Esta refeição custou-me três chamadas, um e-mail, mensagens em duas redes sociais e uma pungente sensação de que começo a ficar fora de prazo. No fim, ainda tive de cozinhar. Mesmo assim, garanto-me capaz de repetir tudo de novo. Mas voltemos ao princípio.
Por esta altura, já todos experimentámos a neura do confinamento. Vamos sobrevivendo, mas não há como evitar. Esta merda é fodida.
Dizem-me amigos (que eu não sei disso) que uma das coisas mais fodidas é não foder. Está-se sempre com os filhos em cima (maior anti-coiso); ou o parceiro de pantufas perde poderes; ou fica-se assustado com o bicho nos outros – nunca se sabe se aqueles peitorais do Tinder não escondem uma insuficiência respiratória aguda e infecciosa. É tramado.
Outro grande problema é a impossibilidade de viajar. Não isso de “vá para fora cá dentro”, um contrassenso. Viajar, mesmo. Sair. Fazer malas. Ultrapassar fronteiras. Ouvir línguas. Viajar, mesmo, dá-nos oxigénio, muda-nos a cabeça de assunto. De sítio. De gente. De comida.
Ora, não tendo solução para nenhum dos dois constrangimentos, tenho um analgésico para o segundo. Há take-aways em Lisboa que, momentaneamente, nos podem levar até longe, mesmo que seja só por 45 minutos. Esta semana, por exemplo, quando dei por mim estava no vale de Bekáa, na região montanhosa de Zahlé, Líbano, chinelo no dedo e um calor bom para refrescar com tabbouleh.
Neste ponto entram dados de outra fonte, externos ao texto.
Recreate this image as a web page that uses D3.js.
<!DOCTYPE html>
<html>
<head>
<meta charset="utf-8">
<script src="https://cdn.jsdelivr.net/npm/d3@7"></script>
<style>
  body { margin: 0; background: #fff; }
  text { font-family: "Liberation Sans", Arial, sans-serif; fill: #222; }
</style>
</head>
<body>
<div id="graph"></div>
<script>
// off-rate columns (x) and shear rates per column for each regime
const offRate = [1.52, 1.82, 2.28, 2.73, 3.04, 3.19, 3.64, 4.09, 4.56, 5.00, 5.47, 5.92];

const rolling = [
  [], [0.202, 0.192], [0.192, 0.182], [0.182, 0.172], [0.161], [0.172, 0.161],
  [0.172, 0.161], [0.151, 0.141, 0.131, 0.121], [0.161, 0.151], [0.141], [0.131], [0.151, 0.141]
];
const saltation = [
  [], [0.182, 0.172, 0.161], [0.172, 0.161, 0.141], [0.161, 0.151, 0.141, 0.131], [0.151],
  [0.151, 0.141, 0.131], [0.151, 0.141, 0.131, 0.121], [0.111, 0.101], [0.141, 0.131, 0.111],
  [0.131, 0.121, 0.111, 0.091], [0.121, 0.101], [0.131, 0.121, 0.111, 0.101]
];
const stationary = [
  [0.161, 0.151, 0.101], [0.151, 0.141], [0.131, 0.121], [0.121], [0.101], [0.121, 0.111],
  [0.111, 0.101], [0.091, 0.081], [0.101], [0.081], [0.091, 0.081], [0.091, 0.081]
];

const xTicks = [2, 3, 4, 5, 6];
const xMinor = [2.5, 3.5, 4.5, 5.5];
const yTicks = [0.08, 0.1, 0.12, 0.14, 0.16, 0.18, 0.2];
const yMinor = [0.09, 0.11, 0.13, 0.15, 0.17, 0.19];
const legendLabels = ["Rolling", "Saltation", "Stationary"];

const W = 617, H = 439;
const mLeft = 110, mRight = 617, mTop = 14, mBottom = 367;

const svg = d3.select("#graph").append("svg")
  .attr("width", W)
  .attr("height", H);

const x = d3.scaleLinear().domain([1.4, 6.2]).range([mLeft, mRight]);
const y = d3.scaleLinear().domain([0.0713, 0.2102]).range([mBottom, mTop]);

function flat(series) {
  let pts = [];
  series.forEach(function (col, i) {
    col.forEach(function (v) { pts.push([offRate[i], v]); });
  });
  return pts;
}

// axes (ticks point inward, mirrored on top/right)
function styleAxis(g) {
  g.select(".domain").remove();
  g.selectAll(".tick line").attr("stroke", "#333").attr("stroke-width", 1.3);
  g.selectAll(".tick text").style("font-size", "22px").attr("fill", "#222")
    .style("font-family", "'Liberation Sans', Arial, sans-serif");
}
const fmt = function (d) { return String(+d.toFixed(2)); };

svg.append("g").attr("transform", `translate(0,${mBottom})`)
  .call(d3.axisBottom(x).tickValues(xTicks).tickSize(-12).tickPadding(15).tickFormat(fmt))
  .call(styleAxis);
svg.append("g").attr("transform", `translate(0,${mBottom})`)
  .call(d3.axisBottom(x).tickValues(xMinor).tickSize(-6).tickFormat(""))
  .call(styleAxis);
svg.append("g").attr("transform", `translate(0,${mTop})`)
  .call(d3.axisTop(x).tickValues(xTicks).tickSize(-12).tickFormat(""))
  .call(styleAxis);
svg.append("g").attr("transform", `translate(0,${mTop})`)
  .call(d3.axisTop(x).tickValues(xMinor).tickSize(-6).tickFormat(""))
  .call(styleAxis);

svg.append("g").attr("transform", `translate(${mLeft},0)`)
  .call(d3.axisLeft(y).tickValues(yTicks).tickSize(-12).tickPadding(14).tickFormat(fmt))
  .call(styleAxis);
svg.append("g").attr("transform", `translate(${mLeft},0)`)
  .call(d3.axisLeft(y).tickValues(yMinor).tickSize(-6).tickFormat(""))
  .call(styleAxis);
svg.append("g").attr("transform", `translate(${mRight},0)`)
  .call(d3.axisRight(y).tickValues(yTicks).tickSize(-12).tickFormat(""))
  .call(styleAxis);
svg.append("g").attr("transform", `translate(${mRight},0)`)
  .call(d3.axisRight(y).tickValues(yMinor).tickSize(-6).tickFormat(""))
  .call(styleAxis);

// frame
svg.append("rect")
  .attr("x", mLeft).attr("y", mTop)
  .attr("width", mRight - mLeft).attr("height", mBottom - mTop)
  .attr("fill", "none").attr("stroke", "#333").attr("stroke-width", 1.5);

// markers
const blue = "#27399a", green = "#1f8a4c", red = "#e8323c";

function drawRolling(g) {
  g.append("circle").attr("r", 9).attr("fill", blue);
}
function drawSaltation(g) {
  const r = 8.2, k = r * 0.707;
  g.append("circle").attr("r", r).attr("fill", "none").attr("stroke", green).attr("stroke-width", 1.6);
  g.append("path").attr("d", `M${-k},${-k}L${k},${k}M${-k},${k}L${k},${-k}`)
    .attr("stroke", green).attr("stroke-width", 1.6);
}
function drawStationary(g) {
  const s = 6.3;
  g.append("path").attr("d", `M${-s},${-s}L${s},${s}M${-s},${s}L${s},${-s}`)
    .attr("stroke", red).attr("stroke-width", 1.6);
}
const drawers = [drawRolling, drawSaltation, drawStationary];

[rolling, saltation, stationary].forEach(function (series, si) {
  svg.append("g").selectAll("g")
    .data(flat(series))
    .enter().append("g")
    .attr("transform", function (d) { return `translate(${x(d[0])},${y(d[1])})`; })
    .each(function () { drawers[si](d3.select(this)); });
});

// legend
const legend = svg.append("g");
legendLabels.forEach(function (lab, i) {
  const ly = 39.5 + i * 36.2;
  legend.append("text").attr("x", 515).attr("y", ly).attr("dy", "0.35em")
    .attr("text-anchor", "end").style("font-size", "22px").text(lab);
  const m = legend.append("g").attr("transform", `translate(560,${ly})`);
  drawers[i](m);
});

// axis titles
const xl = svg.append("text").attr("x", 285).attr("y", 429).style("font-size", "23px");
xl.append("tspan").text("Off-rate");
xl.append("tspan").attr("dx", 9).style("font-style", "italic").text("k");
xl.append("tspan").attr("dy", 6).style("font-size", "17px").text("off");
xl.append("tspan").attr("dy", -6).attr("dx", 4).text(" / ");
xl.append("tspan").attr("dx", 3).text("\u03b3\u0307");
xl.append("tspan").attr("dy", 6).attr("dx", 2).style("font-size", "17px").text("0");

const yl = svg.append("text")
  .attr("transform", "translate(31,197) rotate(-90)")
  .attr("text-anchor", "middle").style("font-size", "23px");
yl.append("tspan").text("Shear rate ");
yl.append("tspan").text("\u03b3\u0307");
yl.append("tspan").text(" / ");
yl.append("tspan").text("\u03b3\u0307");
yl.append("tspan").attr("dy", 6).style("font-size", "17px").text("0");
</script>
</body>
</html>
A responsável pela viagem foi a Colher Torta, que é a Ana Leão. Radicada no Porto, Ana Leão desceu a Lisboa com o segundo confinamento. Sem cozinha própria, o amigo e cozinheiro Zé Paulo Rocha ofereceu-lhe os fogões d’O Velho Eurico, tasca de rapaziada jovem já aqui elogiada, para fazer o que gosta. E ela fez.
Actualizou o Instagram, pôs fotos do que ia cozinhando e montou menus de rotação semanal ao sabor do que o mercado dava – “e outras situações”. Numa semana, aparecia aquela “regueifa assanhada”, noutro post ficávamos a saber que os “pitos” já estavam “em brasa” e que haveria falafel, mas “não do xunga” (“Este falafel não é do xunga. Para aqueles que arriscaram provar o meu hummus sem ser do xunga, aconselho este”); já esta semana, houve kachapuri, o pão da Geórgia (“aquela cena com queijo e ovo que viram no meu vídeo”).
Comunicação graciosa e engraçada, sem merchandising profissional, sem logos sofisticados nem embalagens fofas nem instruções normalizadas — mas com boa comida e boa escrita e boa onda.
Acompanhou o saco (de papel kraft, vá) entregue em casa um papelinho escrito à mão pela própria Ana Leão, cheio de dicas boas. Não era só: frite o falafel na frigideira. Eram também dicas sobre como saber quando o azeite está à temperatura boa (“quando o grão de milho ficar pipoca, coma a pipoca e ponha o falafel”); como conservar o tabbouleh; como estender a massa (“fininha”) para o pão pita.
Nada muito complexo, até porque o espírito era agarrar na focaccia (acabada de fazer, ainda quentinha) e nas pitas e ir barrando os molhos: labneh (queijo feito à base de iogurte drenado e salgado); zhoug (molho picante, pouco, com coentros e alho); romesco (saltinho à Catalunha, pasta com frutos secos e pimentas); e o hummus (com uns grãos fritos inteiros no topo, maravilhosos).
Tudo bem feito, feito de raiz, assente no Médio Oriente mas olhando para o Mediterrâneo, com doses generosas de azeite e de acidez (por vezes, bastante) e um brownie a finalizar, só para nos reposicionar no Ocidente.
Quase tudo pouco ortodoxo, que Ana Leão é um espírito livre e criativo. Olhando para o tabbouleh, por exemplo, temos o bulgur, base da salada libanesa. Mas o resto é freestyle: coentros, sauerkraut (couve fermentada), couve kale (fresca), vinagres caseiros (pêra, tinto), sultanas embebidas em chai (mistura de especiarias), batata doce, pevides de abóbora, sésamo. Um tabbouleh nada ortodoxo, mas que cumpre o destino do tabbouleh: ser uma salada completa e vibrante capaz de nos fazer atravessar a cordilheira do Monte Hérmon em pleno Verão e ir dormir a sesta num campo de canábis na Síria.
Esta semana, com certeza, a viagem será outra. Uma coisa está assegurada: vai divertir-se, vai sair do sofá com vista para o telejornal da Covid e vai emocionar-se.
No final mostre o seu amor. Não é o mesmo que fazer amor. Mas ajuda.